Lepore is a former Brattleboro resident who now lives in Easthampton, Mass. He is humorist and performing artist who has written and nationally toured seven one-man shows, three of which he has performed at the Hooker-Dunham Theater: “Losing My Religion: Confessions of a New Age Refugee,“ “SuperHappyMelancholyexpialidocious,” and “Firecracker Bye Bye.”

On his website, he descibes his most recent show, “Kickin' Ass and Takin' Names,” as an “audience-driven ... interactive, completely improvised, character-based show based on suggestions written on index cards by the audience pre-show.”

“I have been a long admirer of Daisey's work,” Lepore told The Commons. “He is drawn to megalomaniac types in all of his monologues, such as in his very popular 'The Agony and Ecstasy of Steve Jobs.'”

Creative commons

Daisey made his controversial script for Jobs available in the same way as “Trump Card,“ which prompted 200 unique productions across the world which he also made free for artists to perform and adapt.

Lepore thinks that Daisey didn't know how large his subject would be when he began working on Trump. He explains, “Mike started writing his show before Trump went down the escalator and become the nominee. And as things keep evolving, Mike thought to himself, 'Wow, can the show be really turning into this!'”

Lepore suspects that his audiences for “Trump Card” will probably be at best 10 percent Trump supporters, but he doesn't believe this work is simply preaching to the choir. Rather, in some ways, it is critiquing it.

“'Trump Card' may be judgmental, but not in the sense that it is left or right in its political leanings,” Lepore says. “This work leaves no punches, as it proposes that we all are responsible for the Trump phenomenon in a show that explores the cultural effect of his candidacy.”

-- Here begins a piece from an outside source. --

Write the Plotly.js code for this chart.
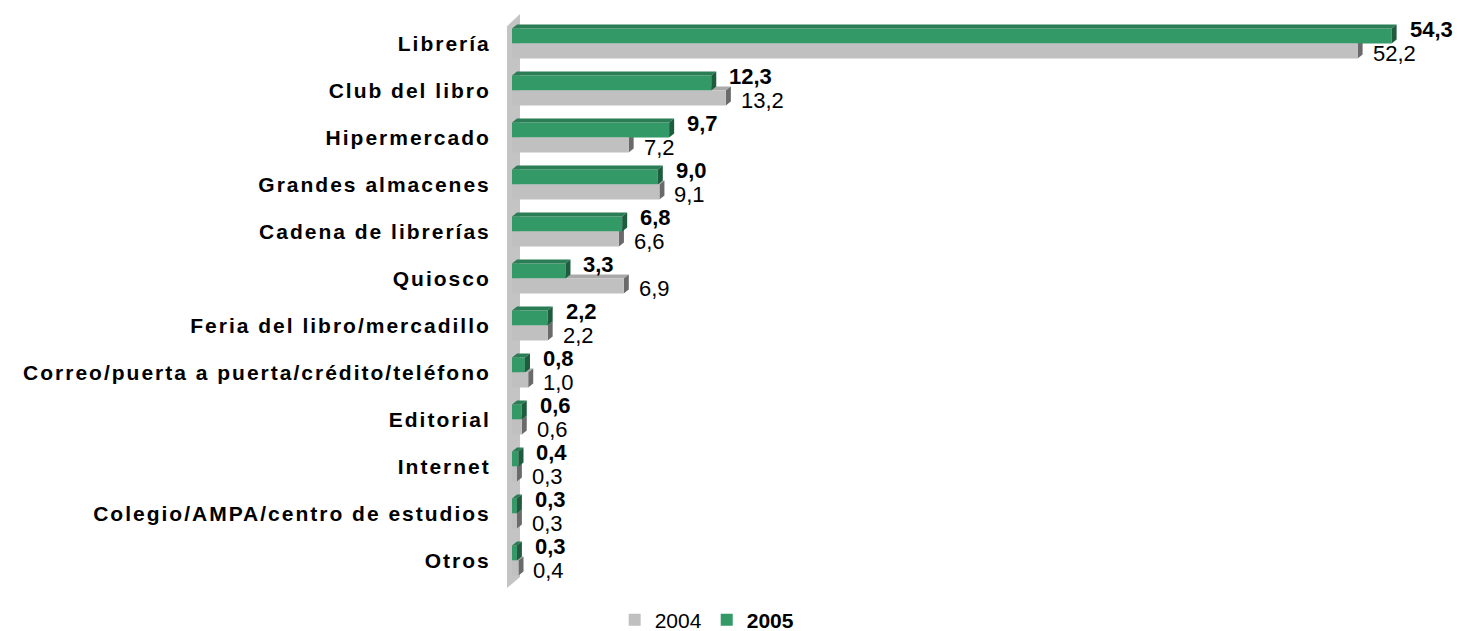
<!DOCTYPE html>
<html>
<head>
<meta charset="utf-8">
<script src="https://cdn.plot.ly/plotly-3.0.1.min.js"></script>
<style>
html,body{margin:0;padding:0;background:#fff;}
#chart{width:1464px;height:631px;}
#chart .ytick text{letter-spacing:2px;}
</style>
</head>
<body>
<div id="chart"></div>
<script>
var categories = ["Librería","Club del libro","Hipermercado","Grandes almacenes","Cadena de librerías","Quiosco","Feria del libro/mercadillo","Correo/puerta a puerta/crédito/teléfono","Editorial","Internet","Colegio/AMPA/centro de estudios","Otros"];
var values2004 = [52.2,13.2,7.2,9.1,6.6,6.9,2.2,1.0,0.6,0.3,0.3,0.4];
var values2005 = [54.3,12.3,9.7,9.0,6.8,3.3,2.2,0.8,0.6,0.4,0.3,0.3];
var seriesNames = ["2004","2005"];

var GREEN = "#339966", GREEN_SIDE = "#1f5c3e", GREEN_TOP = "#2a7d55";
var GRAY = "#c0c0c0", GRAY_SIDE = "#6a6a6a", GRAY_TOP = "#a9a9a9";
var FONT = "Liberation Sans, Arial, sans-serif";

var idx = categories.map(function(c,i){return i;});
var BW = 0.32;          // bar width in category units (bargap 0.36, 2 bars)
var DX = 0.31;          // 3D depth in x units
var DY = 0.085;         // 3D depth in y units

function fmt(v){ return v.toFixed(1).replace('.', ','); }

var traces = [
  {type:'bar', orientation:'h', name:'<b>'+seriesNames[1]+'</b>', x: values2005, y: idx,
   marker:{color:GREEN, line:{width:0}}, hoverinfo:'skip'},
  {type:'bar', orientation:'h', name:seriesNames[0], x: values2004, y: idx,
   marker:{color:GRAY, line:{width:0}}, hoverinfo:'skip'}
];

function poly(pts){ return 'M' + pts.map(function(p){return p[0]+','+p[1];}).join(' L') + ' Z'; }

var shapes = [];
// back wall
shapes.push({type:'path', xref:'paper', yref:'paper', layer:'below',
  path: poly([[-0.0055,0.989],[0.0088,1.0106],[0.0088,0.0124],[-0.0055,-0.0071]]),
  fillcolor:'#c4c4c4', line:{width:0}});
// gray 3D faces (behind bars)
idx.forEach(function(i){
  var v = values2004[i];
  shapes.push({type:'path', xref:'x', yref:'y', layer:'below',
    path: poly([[0,i],[v,i],[v+DX,i-DY],[DX,i-DY]]), fillcolor:GRAY_TOP, line:{width:0}});
  shapes.push({type:'path', xref:'x', yref:'y', layer:'below',
    path: poly([[v,i],[v+DX,i-DY],[v+DX,i+BW-DY],[v,i+BW]]), fillcolor:GRAY_SIDE, line:{width:0}});
});
// green 3D faces
idx.forEach(function(i){
  var v = values2005[i];
  var t = i-BW;
  shapes.push({type:'path', xref:'x', yref:'y', layer:'above',
    path: poly([[0,t],[v,t],[v+DX,t-DY],[DX,t-DY]]), fillcolor:GREEN_TOP, line:{width:0}});
  shapes.push({type:'path', xref:'x', yref:'y', layer:'above',
    path: poly([[v,t],[v+DX,t-DY],[v+DX,i-DY],[v,i]]), fillcolor:GREEN_SIDE, line:{width:0}});
});

var annotations = [];
idx.forEach(function(i){
  annotations.push({x: values2005[i], y: i-BW/2, xref:'x', yref:'y', text:'<b>'+fmt(values2005[i])+'</b>',
    showarrow:false, xanchor:'left', yanchor:'middle', xshift:16, yshift:6,
    font:{family:FONT, size:22, color:'#000'}});
  annotations.push({x: values2004[i], y: i+BW/2, xref:'x', yref:'y', text:fmt(values2004[i]),
    showarrow:false, xanchor:'left', yanchor:'middle', xshift:13, yshift:-2,
    font:{family:FONT, size:22, color:'#000'}});
});

var layout = {
  width:1464, height:631,
  margin:{l:512, r:40, t:20, b:47, autoexpand:false},
  paper_bgcolor:'#fff', plot_bgcolor:'rgba(0,0,0,0)',
  barmode:'group', bargap:0.36, bargroupgap:0,
  separators:', ',
  showlegend:true,
  legend:{orientation:'h', x:0.214, xanchor:'center', y:-0.064, yanchor:'middle',
    traceorder:'reversed', font:{family:FONT, size:21, color:'#000'}, itemwidth:30},
  xaxis:{range:[0,56.3], showgrid:false, zeroline:false, showline:false, showticklabels:false, ticks:'', fixedrange:true, automargin:false},
  yaxis:{type:'linear', range:[11.5,-0.5], tickmode:'array', tickvals:idx, ticktext:categories,
    showgrid:false, zeroline:false, showline:false, ticks:'outside', ticklen:16, tickcolor:'rgba(0,0,0,0)',
    tickfont:{family:FONT, size:21, color:'#000', weight:'bold'}, fixedrange:true, automargin:false},
  shapes:shapes,
  annotations:annotations,
  hovermode:false
};

Plotly.newPlot('chart', traces, layout, {displayModeBar:false, staticPlot:true});
</script>
</body>
</html>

Lepore says that in more than 40 years he can honestly say he has never seen anything like this on the political level, ever.

Stories of his own

“I would not have been able to even fathom something such as this before,” he says. “At the same time, I think that it is very important to look the implications of this moment. Cultures saw dictatorships overtake them, and whether they could or not stop it, there is a need to explore what is happening.”

Lepore admits that he has adapted “Trump Card” to suit his stage persona.

“I am a very different kind of performer than Daisey,” he says. Since Daisey encourages writers to change the piece to suit their needs, Lepore cut out the material concerning Daisey's personal life, and interjected relevant stories of his own.

“Being a performer myself makes me especially relate to Trump, who is very much a creature of the media,” Lepore confesses. “Neither Mike nor I try to perform Trump in the show; he does that well enough himself. Indeed, Trump is a consummate performer. He may be the best improviser I have ever seen. Whatever you may think of him, he is really good at what he does.”